Before the show began, excitable girls in cropped sweaters and capris welcomed the audience, while two wordless toughs in jean jackets challenged a few guys to a dance-off. That felt like the 1950s — the height of Elvis’ fame — but the show opened in a diner. A blue-beehived waitress took orders from trench-coated customers — one of whom kicks off a surprising adventure. See, it’s 1977, and this is a 1950s-themed restaurant, and the expiration of that idyllic time is solidified with the announcement: “Elvis is dead.”
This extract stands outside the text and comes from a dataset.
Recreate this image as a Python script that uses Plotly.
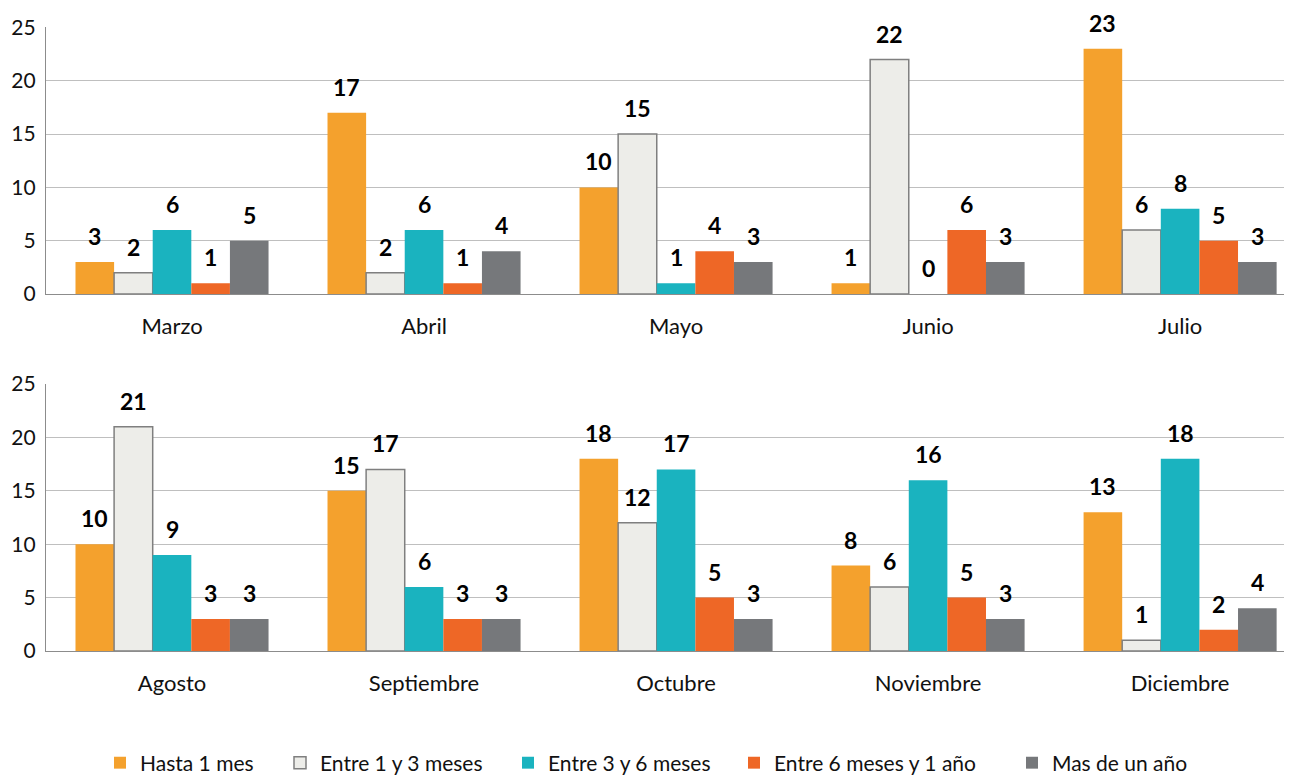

The waitress takes it kinda hard — she was Elvis’ first girlfriend — and so she heads off to rescue his iconic white jumpsuit from looters at Graceland. Combining live and prerecorded sound, in-person acting and projected video on a huge movie screen, the show races through protagonist Dixie Locke’s walk to Graceland, with stops at Sun Records and a curiosity shop, and enough high-speed chases to keep the audience chomping on popcorn (which the snack stand unfortunately didn’t include).
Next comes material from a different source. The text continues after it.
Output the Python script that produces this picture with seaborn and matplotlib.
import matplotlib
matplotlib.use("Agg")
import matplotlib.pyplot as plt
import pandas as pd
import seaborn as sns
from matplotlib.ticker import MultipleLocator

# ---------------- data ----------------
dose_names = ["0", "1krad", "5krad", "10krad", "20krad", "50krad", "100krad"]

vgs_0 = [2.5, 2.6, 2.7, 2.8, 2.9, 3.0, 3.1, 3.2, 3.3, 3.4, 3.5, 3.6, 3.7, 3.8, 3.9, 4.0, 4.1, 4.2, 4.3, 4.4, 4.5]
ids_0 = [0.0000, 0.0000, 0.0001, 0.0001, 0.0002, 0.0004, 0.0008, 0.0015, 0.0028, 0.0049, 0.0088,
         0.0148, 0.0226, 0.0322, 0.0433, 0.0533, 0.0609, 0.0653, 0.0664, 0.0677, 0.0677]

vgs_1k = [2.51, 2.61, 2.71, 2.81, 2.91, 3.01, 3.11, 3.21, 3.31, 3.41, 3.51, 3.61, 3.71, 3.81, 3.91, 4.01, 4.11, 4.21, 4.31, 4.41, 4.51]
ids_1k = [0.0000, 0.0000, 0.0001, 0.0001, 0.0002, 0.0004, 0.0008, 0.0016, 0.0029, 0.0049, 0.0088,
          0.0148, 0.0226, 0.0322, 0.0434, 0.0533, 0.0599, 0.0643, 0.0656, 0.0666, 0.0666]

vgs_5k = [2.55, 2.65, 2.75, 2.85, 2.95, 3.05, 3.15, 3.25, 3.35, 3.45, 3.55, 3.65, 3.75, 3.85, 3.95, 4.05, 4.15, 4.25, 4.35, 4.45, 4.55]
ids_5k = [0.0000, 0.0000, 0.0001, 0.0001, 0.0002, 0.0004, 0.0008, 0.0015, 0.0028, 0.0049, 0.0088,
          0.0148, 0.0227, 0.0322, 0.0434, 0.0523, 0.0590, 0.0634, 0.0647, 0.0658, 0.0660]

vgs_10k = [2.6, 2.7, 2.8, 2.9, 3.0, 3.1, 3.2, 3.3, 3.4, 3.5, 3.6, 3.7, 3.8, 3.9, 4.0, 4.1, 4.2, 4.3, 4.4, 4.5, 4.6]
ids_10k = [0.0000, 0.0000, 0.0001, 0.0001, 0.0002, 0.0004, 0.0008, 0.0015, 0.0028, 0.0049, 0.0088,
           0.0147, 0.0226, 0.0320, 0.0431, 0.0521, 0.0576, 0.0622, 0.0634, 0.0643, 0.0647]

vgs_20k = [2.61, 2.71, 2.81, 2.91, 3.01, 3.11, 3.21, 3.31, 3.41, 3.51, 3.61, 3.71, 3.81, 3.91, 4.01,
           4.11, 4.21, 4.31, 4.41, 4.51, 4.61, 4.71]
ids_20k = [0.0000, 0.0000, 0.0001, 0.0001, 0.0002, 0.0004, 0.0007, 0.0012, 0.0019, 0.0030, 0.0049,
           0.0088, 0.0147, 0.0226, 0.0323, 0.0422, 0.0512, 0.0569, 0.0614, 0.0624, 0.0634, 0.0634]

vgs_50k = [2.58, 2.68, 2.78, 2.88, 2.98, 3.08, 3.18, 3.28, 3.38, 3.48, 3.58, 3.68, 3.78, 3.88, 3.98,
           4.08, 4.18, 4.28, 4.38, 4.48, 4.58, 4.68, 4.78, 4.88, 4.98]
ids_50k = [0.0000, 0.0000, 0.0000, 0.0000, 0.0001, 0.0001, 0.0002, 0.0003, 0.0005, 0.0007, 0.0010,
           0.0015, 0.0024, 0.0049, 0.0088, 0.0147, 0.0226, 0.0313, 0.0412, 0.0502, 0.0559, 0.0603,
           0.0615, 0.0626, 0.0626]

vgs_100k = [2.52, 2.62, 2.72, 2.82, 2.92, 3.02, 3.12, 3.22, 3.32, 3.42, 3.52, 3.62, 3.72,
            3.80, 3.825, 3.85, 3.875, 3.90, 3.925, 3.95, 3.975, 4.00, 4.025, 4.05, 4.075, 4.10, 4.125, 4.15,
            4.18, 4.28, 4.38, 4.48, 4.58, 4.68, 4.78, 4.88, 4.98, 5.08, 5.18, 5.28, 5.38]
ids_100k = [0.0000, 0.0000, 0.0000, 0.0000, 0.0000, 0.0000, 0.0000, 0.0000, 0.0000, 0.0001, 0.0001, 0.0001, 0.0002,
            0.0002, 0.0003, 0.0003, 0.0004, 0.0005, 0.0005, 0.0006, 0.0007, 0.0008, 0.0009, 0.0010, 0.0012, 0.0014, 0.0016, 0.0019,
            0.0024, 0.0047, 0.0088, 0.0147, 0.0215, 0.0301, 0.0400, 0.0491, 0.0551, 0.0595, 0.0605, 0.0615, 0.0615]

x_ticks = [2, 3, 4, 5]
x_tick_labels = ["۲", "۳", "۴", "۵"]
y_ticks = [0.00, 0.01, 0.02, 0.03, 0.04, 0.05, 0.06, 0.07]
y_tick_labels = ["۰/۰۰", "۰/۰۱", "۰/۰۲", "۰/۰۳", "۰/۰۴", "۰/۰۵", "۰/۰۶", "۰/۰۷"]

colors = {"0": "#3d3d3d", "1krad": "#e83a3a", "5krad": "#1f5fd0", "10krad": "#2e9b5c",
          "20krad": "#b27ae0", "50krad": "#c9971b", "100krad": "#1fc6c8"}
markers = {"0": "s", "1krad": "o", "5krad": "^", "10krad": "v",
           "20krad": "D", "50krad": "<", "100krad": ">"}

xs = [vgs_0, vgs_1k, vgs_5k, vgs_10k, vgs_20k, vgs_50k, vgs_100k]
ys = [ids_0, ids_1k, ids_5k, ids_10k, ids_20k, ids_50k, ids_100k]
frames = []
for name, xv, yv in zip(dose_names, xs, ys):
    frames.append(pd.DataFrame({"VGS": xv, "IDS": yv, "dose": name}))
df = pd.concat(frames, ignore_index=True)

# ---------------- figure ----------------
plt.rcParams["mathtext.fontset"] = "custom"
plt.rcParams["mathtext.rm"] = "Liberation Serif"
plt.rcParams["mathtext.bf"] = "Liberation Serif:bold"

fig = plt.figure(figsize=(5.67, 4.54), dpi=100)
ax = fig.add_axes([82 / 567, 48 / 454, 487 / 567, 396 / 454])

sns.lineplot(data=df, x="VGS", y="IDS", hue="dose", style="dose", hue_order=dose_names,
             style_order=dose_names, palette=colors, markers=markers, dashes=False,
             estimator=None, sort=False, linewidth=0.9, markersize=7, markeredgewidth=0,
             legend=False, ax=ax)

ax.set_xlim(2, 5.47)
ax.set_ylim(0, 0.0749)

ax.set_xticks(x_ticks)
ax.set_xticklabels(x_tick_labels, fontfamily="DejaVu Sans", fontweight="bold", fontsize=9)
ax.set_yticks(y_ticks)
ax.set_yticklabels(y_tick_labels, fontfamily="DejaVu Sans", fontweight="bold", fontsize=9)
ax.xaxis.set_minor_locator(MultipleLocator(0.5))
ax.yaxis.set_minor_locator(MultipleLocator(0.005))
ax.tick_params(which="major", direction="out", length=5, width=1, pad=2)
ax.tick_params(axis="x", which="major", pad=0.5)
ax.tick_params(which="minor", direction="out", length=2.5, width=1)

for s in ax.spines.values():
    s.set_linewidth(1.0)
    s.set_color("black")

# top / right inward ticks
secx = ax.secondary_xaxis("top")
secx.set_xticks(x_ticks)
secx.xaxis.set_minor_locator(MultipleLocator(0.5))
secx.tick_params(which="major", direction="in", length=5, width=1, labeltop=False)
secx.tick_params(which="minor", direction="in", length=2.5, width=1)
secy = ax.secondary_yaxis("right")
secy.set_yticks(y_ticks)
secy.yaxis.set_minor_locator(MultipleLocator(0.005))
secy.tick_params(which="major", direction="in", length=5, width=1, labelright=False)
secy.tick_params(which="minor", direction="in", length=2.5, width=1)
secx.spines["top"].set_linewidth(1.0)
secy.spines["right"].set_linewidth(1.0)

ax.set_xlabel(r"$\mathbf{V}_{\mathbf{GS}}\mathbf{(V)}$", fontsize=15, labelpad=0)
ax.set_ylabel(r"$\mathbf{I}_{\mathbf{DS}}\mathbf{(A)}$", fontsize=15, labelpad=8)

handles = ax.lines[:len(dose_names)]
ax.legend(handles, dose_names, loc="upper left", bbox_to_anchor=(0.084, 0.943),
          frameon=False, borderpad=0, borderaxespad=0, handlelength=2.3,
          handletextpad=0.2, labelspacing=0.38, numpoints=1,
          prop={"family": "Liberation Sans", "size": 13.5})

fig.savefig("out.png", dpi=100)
The action is chopped up into episodes, with a live band (earnest, but definitely not Elvis) and an emcee to narrate and tuneify Dixie’s adventure. There’s little need to worry about realism here: it’s the kind of story where a rubber chicken gets to stand in for headier collectibles and the action can pause for a musical interlude urging car-dwellers to do the right thing and make out.
In fact, Elvis’ girl isn’t the real star of this story, and neither is the absent, hip-grinding hunk. It’s about…. stuff. Objects. Memorabilia, and the memories that go with them. There’s an interview with the jumpsuit (it’s a bit vain, but thoughtful), surprising tenderness from a few mechanized contraptions close to the King’s heart, and an attention-hungry, possibly deranged, pink Cadillac. It’s this last anthropomorphized object — which reminded me of a retired Dr. Frank N. Furter in a (light pink) suit — that drives (sometimes literally) much of the plot, and even tries to derail it.
Sorry, Caddy, there’s only one possibility for a wild, messy, drive-in rock n’ roll party like Elvis Machine: the good girl’s gonna win, and so is the audience.